JON JUARISTI

   El secesionismo no ve en el caos su fracaso, sino su última oportunidad

EL pasado jueves, durante un coloquio en la sede central del Instituto Cervantes sobre mi último libro, que trata de la travesía del Capitán Paul Lemerle (uno de los barcos del exilio europeo que zarparon hacia América en tiempos de la Segunda Guerra Mundial), recordé que entre los pasajeros españoles se encontraba Enrique Gómez García, el militar que ordenó la entrega de los fusiles de la Guardia de Asalto de Barcelona a los anarquistas el 19 de julio de 1936. Con esas armas y otras robadas en cuarteles y arsenales de la ciudad, las patrullas cenetistas asesinaron a diez mil catalanes en los nueve meses siguientes: tenderos, curas y religiosos en su mayoría. El Comité Central de Milicias se dedicó a secuestrar frailes y monjas, pedir rescate por ellos a los superiores de sus congregaciones exilados en Francia, y asesinarlos una vez recibidas las sumas exigidas. Contaron para ello con la complicidad de Companys, al que Puigdemont rindió homenaje ritual en vísperas de la proclamación definitiva de independencia de Cataluña el viernes 27 de octubre, centenario del triunfo bolchevique en Rusia. 

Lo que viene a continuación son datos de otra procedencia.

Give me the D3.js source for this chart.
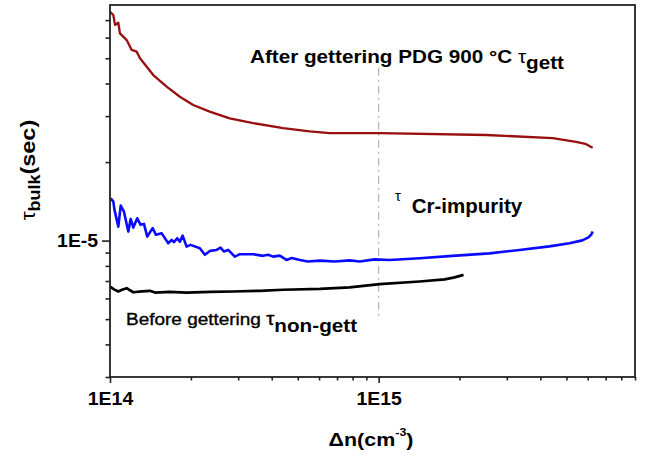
<!DOCTYPE html>
<html>
<head>
<meta charset="utf-8">
<script src="https://cdn.jsdelivr.net/npm/d3@7"></script>
<style>
  body { margin: 0; background: #fff; }
  text { font-family: "Liberation Sans", Arial, sans-serif; fill: #000; }
</style>
</head>
<body>
<svg id="grafico" width="649" height="457"></svg>
<script>
// After gettering (PDG 900 °C) - dark red
const gettX = [1.00e14, 1.029e14, 1.044e14, 1.074e14, 1.089e14, 1.154e14, 1.204e14, 1.257e14, 1.293e14, 1.449e14,
               1.625e14, 1.82e14, 2.04e14, 2.35e14, 2.79e14, 3.41e14, 4.41e14, 5.54e14, 6.57e14, 1.009e15,
               2.51e15, 4.45e15, 5.43e15, 5.88e15, 6.26e15];
const gettY = [7.54e-5, 7.32e-5, 6.71e-5, 6.84e-5, 6.23e-5, 5.87e-5, 5.38e-5, 5.30e-5, 5.00e-5, 4.31e-5,
               3.89e-5, 3.56e-5, 3.31e-5, 3.12e-5, 2.94e-5, 2.82e-5, 2.70e-5, 2.62e-5, 2.58e-5, 2.58e-5,
               2.54e-5, 2.47e-5, 2.39e-5, 2.35e-5, 2.27e-5];

// Cr-impurity - blue
const crX = [1.006e14, 1.029e14, 1.039e14, 1.074e14, 1.096e14, 1.127e14, 1.170e14, 1.194e14, 1.221e14, 1.263e14,
             1.300e14, 1.338e14, 1.376e14, 1.441e14, 1.483e14, 1.556e14, 1.647e14, 1.696e14, 1.729e14, 1.779e14,
             1.82e14, 1.864e14, 1.928e14, 1.995e14, 2.16e14, 2.255e14, 2.354e14, 2.493e14, 2.58e14, 2.653e14,
             2.753e14, 2.915e14, 3.043e14, 3.41e14, 3.715e14, 3.877e14, 4.047e14, 4.285e14, 4.54e14, 4.75e14,
             5.09e14, 5.45e14, 6.04e14, 6.86e14, 7.80e14, 8.50e14, 9.66e14, 1.099e15, 1.421e15, 1.884e15,
             2.586e15, 3.344e15, 4.32e15, 5.13e15, 5.73e15, 6.04e15, 6.19e15, 6.26e15];
const crY = [1.454e-5, 1.411e-5, 1.311e-5, 1.131e-5, 1.362e-5, 1.291e-5, 1.083e-5, 1.211e-5, 1.122e-5, 1.218e-5,
             1.149e-5, 1.159e-5, 1.036e-5, 1.116e-5, 1.052e-5, 1.068e-5, 9.77e-6, 1.006e-5, 9.86e-6, 1.021e-5,
             9.91e-6, 1.045e-5, 9.48e-6, 9.63e-6, 9.35e-6, 8.82e-6, 9.13e-6, 9.21e-6, 9.40e-6, 9.08e-6,
             9.21e-6, 8.68e-6, 8.87e-6, 8.87e-6, 8.74e-6, 8.82e-6, 8.68e-6, 8.76e-6, 8.43e-6, 8.58e-6,
             8.43e-6, 8.32e-6, 8.38e-6, 8.31e-6, 8.40e-6, 8.32e-6, 8.47e-6, 8.43e-6, 8.56e-6, 8.74e-6,
             8.93e-6, 9.21e-6, 9.50e-6, 9.77e-6, 1.002e-5, 1.029e-5, 1.056e-5, 1.083e-5];

// Before gettering - black
const naoGettX = [1.00e14, 1.035e14, 1.074e14, 1.108e14, 1.154e14, 1.187e14, 1.221e14, 1.315e14, 1.408e14, 1.47e14,
                  1.671e14, 1.928e14, 2.354e14, 2.873e14, 3.61e14, 4.41e14, 6.04e14, 7.80e14, 1.009e15, 1.421e15,
                  1.76e15, 1.917e15, 2.07e15];
const naoGettY = [6.67e-6, 6.50e-6, 6.38e-6, 6.48e-6, 6.57e-6, 6.45e-6, 6.34e-6, 6.39e-6, 6.42e-6, 6.32e-6,
                  6.36e-6, 6.32e-6, 6.36e-6, 6.38e-6, 6.42e-6, 6.48e-6, 6.53e-6, 6.62e-6, 6.81e-6, 6.97e-6,
                  7.10e-6, 7.23e-6, 7.39e-6];

// ticks
const xMajor = [1e14, 1e15];
const xRotulos = ["1E14", "1E15"];
const xMenor = [2e14, 3e14, 4e14, 5e14, 6e14, 7e14, 8e14, 9e14, 2e15, 3e15, 4e15, 5e15, 6e15, 7e15, 8e15, 9e15];
const yMajor = [1e-5];
const yRotulos = ["1E-5"];
const yMenor = [3e-6, 4e-6, 5e-6, 6e-6, 7e-6, 8e-6, 9e-6, 2e-5, 3e-5, 4e-5, 5e-5, 6e-5, 7e-5];

// vertical reference line at 1E15
const refX = [1e15, 1e15];
const refY = [4.6e-5, 5.05e-6];

const svg = d3.select("#grafico");
const esq = 110, dir = 635, topo = 5, base = 377;

const x = d3.scaleLog().domain([1e14, 9e15]).range([esq, dir]);
const y = d3.scaleLog().domain([3e-6, 8e-5]).range([base, topo]);

// eixos
const eixoX = svg.append("g").attr("transform", `translate(0,${base})`);
eixoX.append("g")
    .call(d3.axisBottom(x).tickValues(xMenor).tickSize(3.5).tickFormat(""))
    .call(g => g.select(".domain").remove());
eixoX.append("g")
    .call(d3.axisBottom(x).tickValues(xMajor).tickSize(6).tickPadding(9)
        .tickFormat((d, i) => xRotulos[i]))
    .call(g => g.select(".domain").remove());

const eixoY = svg.append("g").attr("transform", `translate(${esq},0)`);
eixoY.append("g")
    .call(d3.axisLeft(y).tickValues(yMenor).tickSize(4.5).tickFormat(""))
    .call(g => g.select(".domain").remove());
eixoY.append("g")
    .call(d3.axisLeft(y).tickValues(yMajor).tickSize(8).tickPadding(3)
        .tickFormat((d, i) => yRotulos[i]))
    .call(g => g.select(".domain").remove());

svg.selectAll(".tick line").attr("stroke", "#222").attr("stroke-width", 1.6);
svg.selectAll(".tick text")
    .attr("font-size", 18).attr("font-weight", "bold")
    .attr("font-family", "'Liberation Sans', Arial, sans-serif")
    .attr("fill", "#000")
    .attr("transform", "scale(1.08,1)");

// linha de referencia
svg.append("path")
    .attr("d", d3.line()(refX.map((v, i) => [x(v), y(refY[i])])))
    .attr("stroke", "#b4b4b4").attr("stroke-width", 1.2)
    .attr("stroke-dasharray", "8,4,2,4").attr("fill", "none");

// curvas
const linha = d3.line().x(d => x(d[0])).y(d => y(d[1]));
const series = [
    { xs: gettX,    ys: gettY,    cor: "#990f0f", w: 2.3 },
    { xs: crX,      ys: crY,      cor: "#0a0aff", w: 2.6 },
    { xs: naoGettX, ys: naoGettY, cor: "#000000", w: 2.7 },
];
series.forEach(s => {
    svg.append("path")
        .attr("d", linha(s.xs.map((v, i) => [v, s.ys[i]])))
        .attr("fill", "none").attr("stroke", s.cor).attr("stroke-width", s.w)
        .attr("stroke-linejoin", "round");
});

// moldura
svg.append("rect")
    .attr("x", esq).attr("y", topo).attr("width", dir - esq).attr("height", base - topo)
    .attr("fill", "none").attr("stroke", "#222").attr("stroke-width", 1.8);

// anotacoes
const t1 = svg.append("text").attr("transform", "translate(250,63) scale(1.15,1)")
    .attr("font-size", 18).attr("font-weight", "bold");
t1.append("tspan").text("After gettering PDG 900 °C ");
t1.append("tspan").attr("font-weight", "normal").text("τ");
t1.append("tspan").attr("dy", 6).text("gett");

const t2 = svg.append("text").attr("transform", "translate(126,325) scale(1.15,1)")
    .attr("font-size", 16.5).attr("stroke", "#000").attr("stroke-width", 0.35);
t2.append("tspan").text("Before gettering ");
t2.append("tspan").attr("font-size", 18).text("τ");
t2.append("tspan").attr("font-size", 18).attr("font-weight", "bold").attr("stroke-width", 0)
    .attr("dy", 7).text("non-gett");

svg.append("text").attr("x", 395).attr("y", 201).attr("font-size", 15).text("τ");
svg.append("text").attr("x", 411.7).attr("y", 213.3)
    .attr("font-size", 20.5).attr("font-weight", "bold").text("Cr-impurity");

// titulos dos eixos
const tx = svg.append("text").attr("transform", "translate(371,446) scale(1.13,1)")
    .attr("text-anchor", "middle").attr("font-size", 19).attr("font-weight", "bold");
tx.append("tspan").text("Δn(cm");
tx.append("tspan").attr("font-size", 11).attr("dy", -10).text("-3");
tx.append("tspan").attr("dy", 10).text(")");

const ty = svg.append("text").attr("transform", "translate(35,170) rotate(-90) scale(1.12,1)")
    .attr("text-anchor", "middle").attr("font-size", 20).attr("font-weight", "bold");
ty.append("tspan").attr("font-weight", "normal").text("τ");
ty.append("tspan").attr("font-size", 16).attr("dy", 5).text("bulk");
ty.append("tspan").attr("font-size", 21).attr("dy", -5).text("(sec)");
</script>
</body>
</html>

El paralelo histórico de dicha proclamación no es el 6 de octubre del 34, sino el 19 de julio del 36, cuando, tras constatar Companys la toma de la calle por las masas armadas anarquistas y la desaparición del aparato coercitivo del Estado –a lo que la entrega de las armas de la principal fuerza de seguridad de la República a los anarcosindicalistas otorgó el marchamo de irreversibilidad–, la Generalitat decidió sumarse a la revolución comunista (libertaria) como vía insuperable para obtener la independencia exprés, aun a costa de abandonar las aterradas clases medias católicas y catalanistas a las jaurías rojinegras, que empezaron de inmediato a llenar de cadáveres nocturnos plazas, cunetas y cementerios. 

Ayer fue 28 de octubre, San Simón y San Judas, comienzo del invierno en el folclore, aunque no en la meteorología. Día en que los ríos exigen víctimas humanas, como en el Wilhelm Tell de Schiller. «San Simón y San Judas, se fue el verano y llegó el invierno», reza una cantilena tradicional eusquérica que traduzco y que Gabriel Aresti glosó en un poema memorable. Winter is coming. Nadie lo diría mirando a un cielo que niega empecinadamente el agua a campos agostados y a cisternas secas que devienen cimas a las que se asciende por escalones de lentísimas horas, como en el verso de Espriú y en los ritmos legalistas del Gobierno de Rajoy. El caos que se ha adueñado de Cataluña no comparece en el delirio criminal del secesionismo como una prueba del fracaso del procés, sino como la última oportunidad para la independencia, de modo análogo a como, el 19 de julio de 1936, Companys vió en la sangrienta fiesta anarquista, que comenzaba entre banquetes proletarios en el Ritz, nuevas quemas de conventos y linchamientos de soldaditos, el gozoso amanecer de la República catalana.  Y a todo esto, la izquierda imbécil (imbécil, como dice muy bien Gabriel Albiac, en su sentido etimológico y puramente descriptivo de debilidad mental), resistiéndose a reconocer la presencia en el campo independentista de una izquierda más proterva (Sánchez) o intentando vender la especie de Cataluña como una Invernalia desesperada y enloquecida por la inminencia del Desembarco del Rey (Iglesias), confirma el fracaso rotundo de una generación maleada por la indigencia de una enseñanza basura en vernáculos manipulados o en un castellano triturado por la estupidez, el de aquel inenarrable artefacto de larga secuela conocido como Rodríguez Zapatero. En fin: definitivamente/ parece confirmarse que este invierno/ que viene será duro.